NOTE: An appeal, on a point or points of law only, may be brought before the Court of Justice against a judgment or order of the General Court. In principle, the appeal does not have suspensive effect. If the appeal is admissible and well founded, the Court of Justice sets aside the judgment of the General Court. Where the state of the proceedings so permits, the Court of Justice may itself give final judgment in the case. Otherwise, it refers the case back to the General Court, which is bound by the decision given by the Court of Justice on the appeal.

Unofficial document for media use, not binding on the Court of Justice.
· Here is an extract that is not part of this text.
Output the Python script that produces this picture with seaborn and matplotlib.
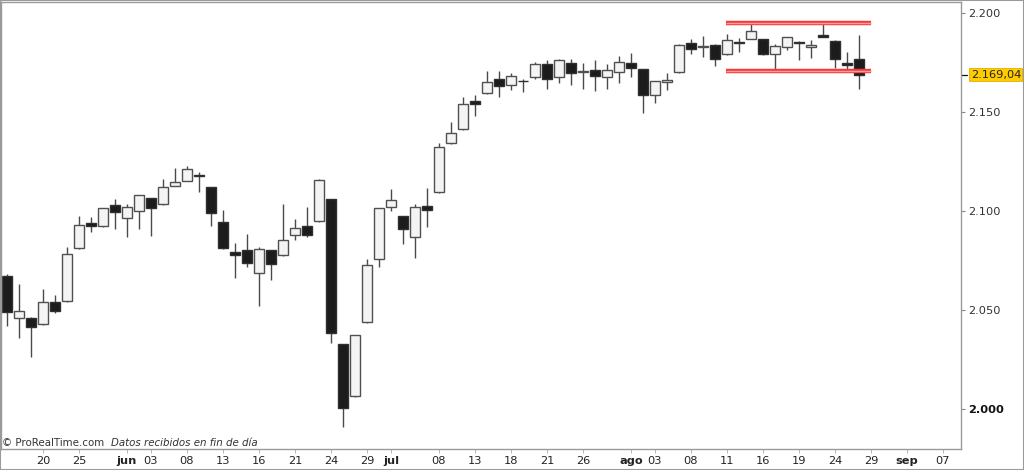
import numpy as np
import pandas as pd
import matplotlib
matplotlib.use("Agg")
import matplotlib.pyplot as plt
import seaborn as sns
from matplotlib.ticker import FuncFormatter
from matplotlib.patches import Rectangle

# daily candles, 17 May -> 26 Aug
opens = [2067.0, 2045.7, 2046.0, 2043.0, 2054.0, 2054.5, 2081.3, 2093.8, 2092.3, 2102.9,
         2096.3, 2100.0, 2106.4, 2103.4, 2112.8, 2115.2, 2118.2, 2112.0, 2094.3, 2079.1,
         2080.1, 2068.5, 2080.4, 2077.6, 2087.7, 2092.3, 2094.9, 2106.2, 2032.7, 2006.6,
         2043.9, 2075.6, 2101.9, 2097.3, 2086.7, 2102.7, 2109.6, 2134.2, 2141.3, 2155.6,
         2159.5, 2166.9, 2163.7, 2166.0, 2167.9, 2174.2, 2167.9, 2175.0, 2170.3, 2171.3,
         2167.6, 2170.2, 2174.9, 2171.7, 2158.7, 2165.3, 2170.2, 2184.8, 2182.9, 2183.8,
         2179.3, 2185.3, 2187.0, 2187.0, 2179.4, 2183.0, 2185.3, 2183.0, 2189.0, 2186.1,
         2174.9, 2176.7]
highs = [2068.0, 2063.0, 2046.5, 2060.5, 2057.5, 2082.0, 2097.5, 2096.8, 2101.8, 2106.0,
         2103.5, 2108.0, 2106.5, 2116.2, 2121.6, 2123.0, 2120.0, 2112.0, 2100.5, 2083.8,
         2088.4, 2082.0, 2080.5, 2103.4, 2096.0, 2102.2, 2116.0, 2106.3, 2033.0, 2037.5,
         2075.7, 2101.6, 2111.1, 2097.5, 2103.5, 2111.5, 2134.2, 2145.2, 2157.5, 2158.5,
         2170.8, 2170.8, 2169.7, 2166.8, 2175.5, 2176.4, 2177.0, 2177.0, 2174.7, 2176.5,
         2174.2, 2178.4, 2179.8, 2172.0, 2166.0, 2169.7, 2184.3, 2186.8, 2188.7, 2184.6,
         2189.5, 2187.6, 2194.5, 2187.2, 2184.3, 2188.0, 2186.1, 2186.3, 2194.5, 2186.3,
         2180.6, 2189.0]
lows = [2042.0, 2035.6, 2026.3, 2042.5, 2048.5, 2054.0, 2081.0, 2089.5, 2092.0, 2090.7,
        2087.0, 2090.7, 2087.5, 2103.0, 2112.5, 2115.0, 2109.8, 2092.3, 2080.6, 2066.3,
        2071.6, 2052.1, 2064.9, 2077.5, 2085.3, 2086.7, 2094.5, 2033.4, 1990.6, 2006.0,
        2043.5, 2071.8, 2100.2, 2083.2, 2076.1, 2091.8, 2109.0, 2134.0, 2141.0, 2148.2,
        2159.0, 2157.8, 2161.2, 2160.4, 2166.6, 2161.5, 2164.9, 2163.7, 2161.5, 2160.8,
        2161.5, 2164.9, 2167.6, 2149.4, 2154.6, 2161.0, 2170.0, 2179.3, 2177.7, 2173.2,
        2179.0, 2180.4, 2186.8, 2179.0, 2170.5, 2181.5, 2176.4, 2177.3, 2188.0, 2172.6,
        2171.2, 2161.6]
closes = [2049.1, 2049.6, 2041.2, 2054.1, 2049.4, 2078.1, 2092.8, 2092.3, 2101.4, 2099.3,
          2101.9, 2107.9, 2101.4, 2112.0, 2114.5, 2121.4, 2117.8, 2098.8, 2081.1, 2077.6,
          2073.5, 2080.6, 2073.2, 2085.5, 2091.2, 2087.7, 2115.8, 2038.4, 2000.2, 2037.3,
          2072.7, 2101.4, 2105.4, 2090.9, 2102.2, 2100.5, 2132.4, 2139.3, 2154.3, 2154.1,
          2165.4, 2163.2, 2168.4, 2165.6, 2174.2, 2166.9, 2176.4, 2170.0, 2170.7, 2168.4,
          2171.5, 2175.4, 2172.3, 2158.7, 2165.8, 2166.3, 2184.0, 2182.0, 2183.3, 2176.9,
          2186.5, 2185.0, 2191.0, 2179.3, 2183.3, 2187.9, 2185.0, 2184.1, 2188.0, 2176.9,
          2174.0, 2169.04]

# date axis labels (trading-day index -> text)
tick_pos = [3, 6, 10, 12, 15, 18, 21, 24, 27, 30, 32, 36, 39, 42, 45, 48,
            52, 54, 57, 60, 63, 66, 69, 72, 75, 78]
tick_txt = ["20", "25", "jun", "03", "08", "13", "16", "21", "24", "29", "jul", "08",
            "13", "18", "21", "26", "ago", "03", "08", "11", "16", "19", "24", "29",
            "sep", "07"]
months = ["jun", "jul", "ago", "sep"]

# drawn support / resistance lines: level, start index, end index
line_levels = [2195.2, 2170.7]
line_start = [59.9, 59.9]
line_end = [72.0, 72.0]

y_ticks = [2000, 2050, 2100, 2150, 2200]
last_price = 2169.04

df = pd.DataFrame({"open": opens, "high": highs, "low": lows, "close": closes})
df["x"] = np.arange(len(df))
df["up"] = df["close"] >= df["open"]

sns.set_theme(style="white")
plt.rcParams["font.family"] = ["DejaVu Sans"]

fig = plt.figure(figsize=(10.24, 4.70), dpi=100)
ax = fig.add_axes([1/1024, 20.7/470, 960/1024, 447.6/470])

# wicks
ax.vlines(df["x"], df["low"], df["high"], color="#4a4a4a", linewidth=1.0, zorder=1)

# bodies
w = 0.8
for up, face, edge in [(True, "#f4f4f4", "#505050"), (False, "#1c1c1c", "#303030")]:
    d = df[df["up"] == up]
    bottom = np.minimum(d["open"], d["close"])
    height = np.maximum((d["open"] - d["close"]).abs(), 0.35)
    ax.bar(d["x"], height, bottom=bottom, width=w, color=face, edgecolor=edge,
           linewidth=1.0, zorder=2)

# red lines
for lvl, x0, x1 in zip(line_levels, line_start, line_end):
    ax.hlines(lvl, x0, x1, color="#f23c3c", linewidth=3.2, zorder=3)
    ax.hlines(lvl, x0, x1, color="#ff9a9a", linewidth=1.0, zorder=4)

ax.set_xlim(-0.5, 79.5)
ax.set_ylim(1979.5, 2205.9)

# right price axis
ax.yaxis.tick_right()
ax.set_yticks(y_ticks)
ax.yaxis.set_major_formatter(FuncFormatter(lambda v, p: f"{v:,.0f}".replace(",", ".")))
ax.tick_params(axis="y", which="major", length=3, width=0.8, color="#888888",
               labelsize=8.2, labelcolor="#333333", pad=2, right=True)
for lab in ax.get_yticklabels():
    if lab.get_text() == "2.000":
        lab.set_fontweight("bold")
        lab.set_color("#111111")

# bottom date axis
ax.set_xticks(tick_pos)
ax.set_xticklabels(tick_txt)
ax.tick_params(axis="x", which="major", length=3, width=0.6, color="#aaaaaa",
               labelsize=8.2, labelcolor="#222222", pad=2, bottom=True)
for lab in ax.get_xticklabels():
    lab.set_family(["Liberation Sans Narrow", "DejaVu Sans"])
    if lab.get_text() in months:
        lab.set_fontweight("bold")

for s in ax.spines.values():
    s.set_color("#9a9a9a")
    s.set_linewidth(1.0)
ax.grid(False)

# last price tag
ax.annotate(f"{last_price:,.2f}".replace(",", "X").replace(".", ",").replace("X", "."),
            xy=(1.0, last_price), xycoords=("axes fraction", "data"),
            xytext=(7, 0), textcoords="offset points", va="center", ha="left",
            fontsize=8.2, color="#222222",
            bbox=dict(boxstyle="square,pad=0.12", fc="#ffcc00", ec="#e0b000", lw=0.6))
ax.plot([1.0, 1.006], [last_price, last_price], transform=ax.get_yaxis_transform(),
        color="#111111", lw=0.9, clip_on=False)

# footer text
fig.text(2/1024, (470 - 443)/470, "© ProRealTime.com", fontsize=7.4, color="#333333",
         va="center", ha="left")
fig.text(111/1024, (470 - 443)/470, "Datos recibidos en fin de día", fontsize=7.4,
         color="#333333", va="center", ha="left", style="italic")

fig.patches.append(Rectangle((0, 0), 1, 1, transform=fig.transFigure, fill=False,
                             edgecolor="#9a9a9a", linewidth=1.5))

fig.savefig("out.png", dpi=100)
The full text of the judgment is published on the CURIA website on the day of delivery.

Press contact: Christopher Fretwell (+352) 4303 3355

1 :

Commission Decision C (2006) 5700 final of 29 November 2006 relating to a proceeding under Articles 81 EC and 53 of the EEA Agreement (Case COMP/F/38.638 – butadiene rubber and emulsion styrene-butadiene rubber).

2 :

Those companies are Eni SpA, Versalis SpA, Bayer AG, The Dow Chemical Company, Dow Deutschland Inc., Dow Deutschland Anlagengesellschaft mbH, Dow Europe, Shell Petroleum NV, Shell Nederland BV, Shell Nederland Chemie BV, Unipetrol a.s., Kaučuk a.s. and Trade Stomil sp. z o.o.

3 :

The ‘Polypropylene decision’ (Commission Decision 86/398/EEC of 23 April 1986 relating to a proceeding under Article 85 of the EEC Treaty (IV/31.149 - Polypropylene) (OJ 1986 L 230, p. 1)) and the ‘PVC II’ decision (Commission Decision 94/599/EC of 27 July 1994 relating to a proceeding pursuant to Article 85 of the EC Treaty (IV/31.865 - PVC) (OJ 1994 L 239, p. 14).

4 :

Cases T‑38/07 Shell Petroleum NV and Others v Commission, T‑39/07 Eni SpA v Commission, T‑42/07 The Dow Chemical Company and Others v Commission, T‑44/07 Unipetrol a.s. v Commission, T‑45/07 Kaučuk a.s. v Commission, T‑53/07 Trade Stomil sp. z o.o. v Commission and T‑59/07 Polimeri Europa SpA v Commission; see also PR No 71/11).

5 :

Case C‑499/11 P Dow Chemical and Others v Commission, against the judgment in T‑42/07, and Case C‑511/11 P Versalis (formerly Polimeri Europa) v Commission, against the judgment in T‑59/07, are presently pending before the Court of Justice.